Ordered Epistemic Logic: Semantics, Complexity and Applications

Vlaeminck, Hanne (Katholieke Universiteit Leuven) | Vennekens, Joost (Katholieke Universiteit Leuven) | Bruynooghe, Maurice (Katholieke Universiteit Leuven) | Denecker, Marc (Katholieke Universiteit Leuven)

AAAI Conferences 

Many examples of epistemic reasoning in the literature exhibit a stratified structure: defaults are formulated on top of an incomplete knowledge base. These defaults derive extra information in case information is missing in the knowledge base. In autoepistemic logic, default logic and ASP this inherent stratification is not preserved as they may refer to their own knowledge or logical consequences.
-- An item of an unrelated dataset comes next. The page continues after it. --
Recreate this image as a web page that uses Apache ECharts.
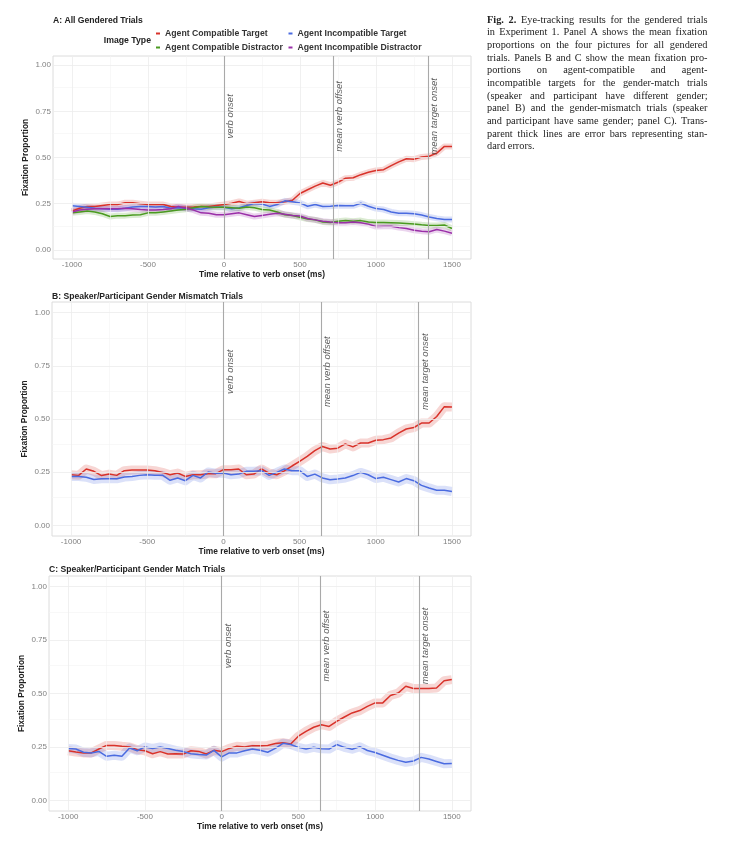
<!DOCTYPE html>
<html><head><meta charset="utf-8">
<script src="https://cdn.jsdelivr.net/npm/echarts@6/dist/echarts.min.js"></script>
<style>html,body{margin:0;padding:0;background:#fff}#chart{width:753px;height:860px}</style>
</head><body><div id="chart"></div>
<script>
// ---------------- data ----------------
const times = [-1000,-950,-900,-850,-800,-750,-700,-650,-600,-550,-500,-450,-400,-350,-300,-250,-200,-150,-100,-50,0,50,100,150,200,250,300,350,400,450,500,550,600,650,700,750,800,850,900,950,1000,1050,1100,1150,1200,1250,1300,1350,1400,1450,1500];

const seriesNames = ['Agent Compatible Target','Agent Incompatible Target','Agent Compatible Distractor','Agent Incompatible Distractor'];
const panelTitles = ['A: All Gendered Trials','B: Speaker/Participant Gender Mismatch Trials','C: Speaker/Participant Gender Match Trials'];
const legendTitle = 'Image Type';
const xAxisTitle = 'Time relative to verb onset (ms)';
const yAxisTitle = 'Fixation Proportion';

// Panel A
const aCompTarget = [0.21,0.225,0.235,0.235,0.24,0.245,0.245,0.255,0.255,0.25,0.245,0.245,0.245,0.235,0.23,0.23,0.232,0.235,0.235,0.24,0.245,0.252,0.262,0.25,0.255,0.26,0.255,0.255,0.26,0.268,0.305,0.325,0.345,0.362,0.35,0.366,0.388,0.39,0.407,0.42,0.43,0.434,0.456,0.476,0.493,0.491,0.503,0.507,0.524,0.56,0.56];
const aIncompTarget = [0.238,0.235,0.23,0.225,0.222,0.22,0.22,0.225,0.232,0.235,0.235,0.232,0.235,0.225,0.228,0.225,0.222,0.22,0.228,0.232,0.23,0.222,0.228,0.24,0.25,0.248,0.235,0.245,0.265,0.26,0.254,0.236,0.245,0.235,0.236,0.24,0.238,0.238,0.252,0.236,0.223,0.218,0.205,0.198,0.198,0.195,0.188,0.178,0.17,0.164,0.164];
const aCompDistractor = [0.2,0.205,0.21,0.205,0.195,0.18,0.185,0.185,0.188,0.19,0.2,0.2,0.205,0.21,0.215,0.22,0.228,0.235,0.232,0.23,0.23,0.228,0.225,0.232,0.228,0.218,0.215,0.205,0.19,0.186,0.176,0.167,0.162,0.151,0.148,0.155,0.158,0.155,0.158,0.15,0.148,0.148,0.147,0.145,0.142,0.139,0.135,0.132,0.132,0.134,0.115];
const aIncompDistractor = [0.205,0.215,0.22,0.222,0.222,0.222,0.222,0.225,0.222,0.218,0.215,0.215,0.218,0.222,0.235,0.225,0.215,0.2,0.198,0.19,0.19,0.195,0.2,0.19,0.18,0.186,0.192,0.198,0.192,0.186,0.183,0.169,0.162,0.155,0.15,0.146,0.146,0.15,0.146,0.139,0.126,0.128,0.128,0.12,0.115,0.106,0.101,0.098,0.11,0.101,0.09];

// Panel B
const bCompTarget = [0.238,0.235,0.265,0.254,0.234,0.241,0.235,0.257,0.26,0.26,0.26,0.257,0.249,0.238,0.246,0.23,0.238,0.238,0.243,0.243,0.262,0.262,0.265,0.238,0.241,0.265,0.245,0.238,0.256,0.279,0.301,0.324,0.351,0.371,0.359,0.363,0.383,0.369,0.387,0.387,0.4,0.403,0.411,0.434,0.453,0.46,0.481,0.481,0.512,0.558,0.556];
const bIncompTarget = [0.23,0.23,0.226,0.216,0.219,0.219,0.219,0.227,0.23,0.235,0.238,0.236,0.236,0.212,0.223,0.21,0.235,0.223,0.251,0.245,0.246,0.238,0.241,0.254,0.254,0.257,0.235,0.249,0.265,0.257,0.257,0.23,0.241,0.223,0.214,0.218,0.223,0.234,0.249,0.238,0.22,0.226,0.215,0.204,0.22,0.21,0.188,0.176,0.165,0.165,0.159];

// Panel C
const cCompTarget = [0.232,0.226,0.222,0.222,0.24,0.257,0.257,0.253,0.25,0.237,0.232,0.218,0.228,0.217,0.218,0.217,0.232,0.229,0.217,0.234,0.228,0.243,0.253,0.25,0.256,0.256,0.257,0.266,0.27,0.264,0.3,0.323,0.342,0.354,0.346,0.37,0.39,0.409,0.42,0.44,0.456,0.456,0.491,0.502,0.534,0.523,0.523,0.523,0.526,0.56,0.565];
const cIncompTarget = [0.243,0.24,0.225,0.222,0.229,0.206,0.211,0.206,0.245,0.232,0.25,0.243,0.25,0.243,0.234,0.228,0.218,0.214,0.212,0.234,0.203,0.222,0.222,0.232,0.24,0.234,0.225,0.243,0.267,0.261,0.248,0.24,0.248,0.241,0.24,0.261,0.248,0.239,0.251,0.233,0.224,0.211,0.198,0.187,0.178,0.184,0.201,0.193,0.182,0.171,0.172];

// Event markers (ms)
const eventNames = ['verb onset','mean verb offset','mean target onset'];
const aEvents = [0, 716, 1342];
const bEvents = [0, 640, 1282];
const cEvents = [0, 640, 1285];

// Ticks
const xTicks = [-1000,-500,0,500,1000,1500];
const xMinorTicks = [-750,-250,250,750,1250];
const yTicks = [0,0.25,0.5,0.75,1];
const yMinorTicks = [0.125,0.375,0.625,0.875];

// Caption
const captionLines = [
  'Fig. 2. Eye-tracking results for the gendered trials',
  'in Experiment 1. Panel A shows the mean fixation',
  'proportions on the four pictures for all gendered',
  'trials. Panels B and C show the mean fixation pro-',
  'portions on agent-compatible and agent-',
  'incompatible targets for the gender-match trials',
  '(speaker and participant have different gender;',
  'panel B) and the gender-mismatch trials (speaker',
  'and participant have same gender; panel C). Trans-',
  'parent thick lines are error bars representing stan-',
  'dard errors.'
];

// ---------------- styles ----------------
const COL = ['#d8322a', '#4a6be0', '#4a9a20', '#9a2fa8'];
const SANS = 'Liberation Sans';
const grids = [
  {left: 53, top: 56, width: 418, height: 203, outerBoundsMode: 'none', containLabel: false, show: true, borderColor: '#dcdcdc', borderWidth: 1, backgroundColor: '#fff'},
  {left: 52, top: 302, width: 419, height: 234, outerBoundsMode: 'none', containLabel: false, show: true, borderColor: '#dcdcdc', borderWidth: 1, backgroundColor: '#fff'},
  {left: 49, top: 576, width: 422, height: 235, outerBoundsMode: 'none', containLabel: false, show: true, borderColor: '#dcdcdc', borderWidth: 1, backgroundColor: '#fff'}
];
const titleY = [16, 292, 565];
const titleX = [53, 52, 49];

function pairs(arr) { return times.map((t, i) => [t, arr[i]]); }

const xAxes = grids.map((g, i) => ({
  type: 'value', gridIndex: i, min: -1125, max: 1625,
  axisLine: {show: false}, axisTick: {show: false}, splitLine: {show: false},
  axisLabel: {customValues: xTicks, formatter: v => String(v), color: '#808080', fontSize: 8, fontFamily: SANS, margin: 2},
  name: xAxisTitle, nameLocation: 'middle', nameGap: 12, nameMoveOverlap: false,
  nameTextStyle: {fontSize: 8.4, fontWeight: 'bold', color: '#222', fontFamily: SANS, verticalAlign: 'top'}
}));
const yAxes = grids.map((g, i) => ({
  type: 'value', gridIndex: i, min: -0.05, max: 1.05,
  axisLine: {show: false}, axisTick: {show: false}, splitLine: {show: false},
  axisLabel: {customValues: yTicks, formatter: v => v.toFixed(2), color: '#808080', fontSize: 8, fontFamily: SANS, margin: 2},
  name: yAxisTitle, nameLocation: 'middle', nameGap: 23, nameMoveOverlap: false,
  nameTextStyle: {fontSize: 8.4, fontWeight: 'bold', color: '#222', fontFamily: SANS}
}));

function gridHelper(g, events) {
  const ml = [];
  xMinorTicks.forEach(v => ml.push({xAxis: v, lineStyle: {color: '#f4f4f4', width: 0.6, type: 'solid'}}));
  yMinorTicks.forEach(v => ml.push({yAxis: v, lineStyle: {color: '#f4f4f4', width: 0.6, type: 'solid'}}));
  xTicks.forEach(v => ml.push({xAxis: v, lineStyle: {color: '#ececec', width: 0.8, type: 'solid'}}));
  yTicks.forEach(v => ml.push({yAxis: v, lineStyle: {color: '#ececec', width: 0.8, type: 'solid'}}));
  events.forEach(v => ml.push({xAxis: v, lineStyle: {color: '#a9a9a9', width: 1.1, type: 'solid'}}));
  return {
    type: 'scatter', name: 'grid' + g, xAxisIndex: g, yAxisIndex: g, z: 1, silent: true,
    data: [[0, 0.5]], symbolSize: 1, itemStyle: {color: 'rgba(0,0,0,0)'},
    markLine: {silent: true, symbol: ['none', 'none'], label: {show: false}, animation: false, data: ml}
  };
}
function eventLabels(g, events) {
  return {
    type: 'scatter', name: 'events' + g, xAxisIndex: g, yAxisIndex: g, z: 6, silent: true,
    symbolSize: 1, itemStyle: {color: 'rgba(0,0,0,0)'},
    data: events.map((t, i) => ({value: [t, 0.72], name: eventNames[i]})),
    label: {show: true, formatter: p => p.name, rotate: 90, position: [7, 0], align: 'center', verticalAlign: 'middle',
      fontStyle: 'italic', fontSize: 9.5, color: '#333', fontFamily: SANS}
  };
}
function dataSeries(g, list, bandWidth) {
  const out = [];
  list.forEach(([idx, arr]) => out.push({
    type: 'line', name: seriesNames[idx] + ' SE', xAxisIndex: g, yAxisIndex: g, data: pairs(arr),
    showSymbol: false, silent: true, z: 2, color: COL[idx],
    lineStyle: {color: COL[idx], width: bandWidth, opacity: 0.2, join: 'round'}, itemStyle: {color: COL[idx]}
  }));
  list.forEach(([idx, arr]) => out.push({
    type: 'line', name: seriesNames[idx], xAxisIndex: g, yAxisIndex: g, data: pairs(arr),
    showSymbol: false, silent: true, z: 3, color: COL[idx],
    lineStyle: {color: COL[idx], width: 1.5}, itemStyle: {color: COL[idx]}
  }));
  return out;
}

const series = [
  gridHelper(0, aEvents), gridHelper(1, bEvents), gridHelper(2, cEvents),
  ...dataSeries(0, [[0, aCompTarget], [1, aIncompTarget], [2, aCompDistractor], [3, aIncompDistractor]], 6),
  ...dataSeries(1, [[0, bCompTarget], [1, bIncompTarget]], 9),
  ...dataSeries(2, [[0, cCompTarget], [1, cIncompTarget]], 9),
  eventLabels(0, aEvents), eventLabels(1, bEvents), eventLabels(2, cEvents)
];

// ---------------- caption (justified) ----------------
const CAP_FONT = 'Liberation Serif', CAP_SIZE = 10.3;
const capLeft = 487, capWidth = 220.5, capTop = 20, capStep = 12.67;
const mctx = document.createElement('canvas').getContext('2d');
function measure(w, bold) {
  mctx.font = 'normal ' + (bold ? 'bold' : 'normal') + ' ' + CAP_SIZE + 'px ' + CAP_FONT;
  return mctx.measureText(w).width;
}
const graphics = [];
captionLines.forEach((line, li) => {
  const words = line.split(' ');
  const bolds = words.map((w, wi) => li === 0 && wi < 2);
  const widths = words.map((w, wi) => measure(w, bolds[wi]));
  const total = widths.reduce((a, b) => a + b, 0);
  const last = li === captionLines.length - 1;
  let gap = (!last && words.length > 1) ? (capWidth - total) / (words.length - 1) : measure(' ', false);
  if (gap < 1.2) gap = 1.2;
  let x = capLeft;
  words.forEach((w, wi) => {
    graphics.push({type: 'text', x: x, y: capTop + li * capStep, silent: true,
      style: {text: w, fontFamily: CAP_FONT, fontSize: CAP_SIZE, fontWeight: bolds[wi] ? 'bold' : 'normal', fill: '#222', align: 'left', verticalAlign: 'middle'}});
    x += widths[wi] + gap;
  });
});
graphics.push({type: 'text', x: 151, y: 41, silent: true,
  style: {text: legendTitle, fontFamily: SANS, fontSize: 8.7, fontWeight: 'bold', fill: '#222', align: 'right', verticalAlign: 'middle'}});

const legendCommon = {orient: 'vertical', top: 28.5, icon: 'rect', itemWidth: 4, itemHeight: 2, itemGap: 4, padding: 0, selectedMode: false,
  textStyle: {fontSize: 8.7, fontWeight: 'bold', color: '#333', fontFamily: SANS, lineHeight: 10}};

const option = {
  animation: false,
  backgroundColor: '#fff',
  textStyle: {fontFamily: SANS},
  title: panelTitles.map((t, i) => ({text: t, left: titleX[i], top: titleY[i], padding: 0,
    textStyle: {fontSize: 8.6, fontWeight: 'bold', color: '#222', fontFamily: SANS, lineHeight: 10}})),
  legend: [
    Object.assign({}, legendCommon, {left: 156, data: [seriesNames[0], seriesNames[2]]}),
    Object.assign({}, legendCommon, {left: 288.5, data: [seriesNames[1], seriesNames[3]]})
  ],
  grid: grids,
  xAxis: xAxes,
  yAxis: yAxes,
  series: series,
  graphic: graphics
};
const chart = echarts.init(document.getElementById('chart'), null, {renderer: 'canvas', width: 753, height: 860});
chart.setOption(option);
</script>
</body></html>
Defining the semantics of such logics requires a complex mathematical construction. As an alternative, this paper further develops ordered epistemic logic. This logic extends first order logic with a modal operator and stratification is maintained. This allows us to define an easy to understand semantics. Moreover, inference tasks have a lower complexity than in autoepistemic logic and the logic integrates seamlessly into classical logic and its extensions. In this paper we also propose a generalization of ordered epistemic logic, which we call distributed ordered epistemic logic. We argue that it can provide a semantic foundation for a number of distributed knowledge representation formalisms found in the literature.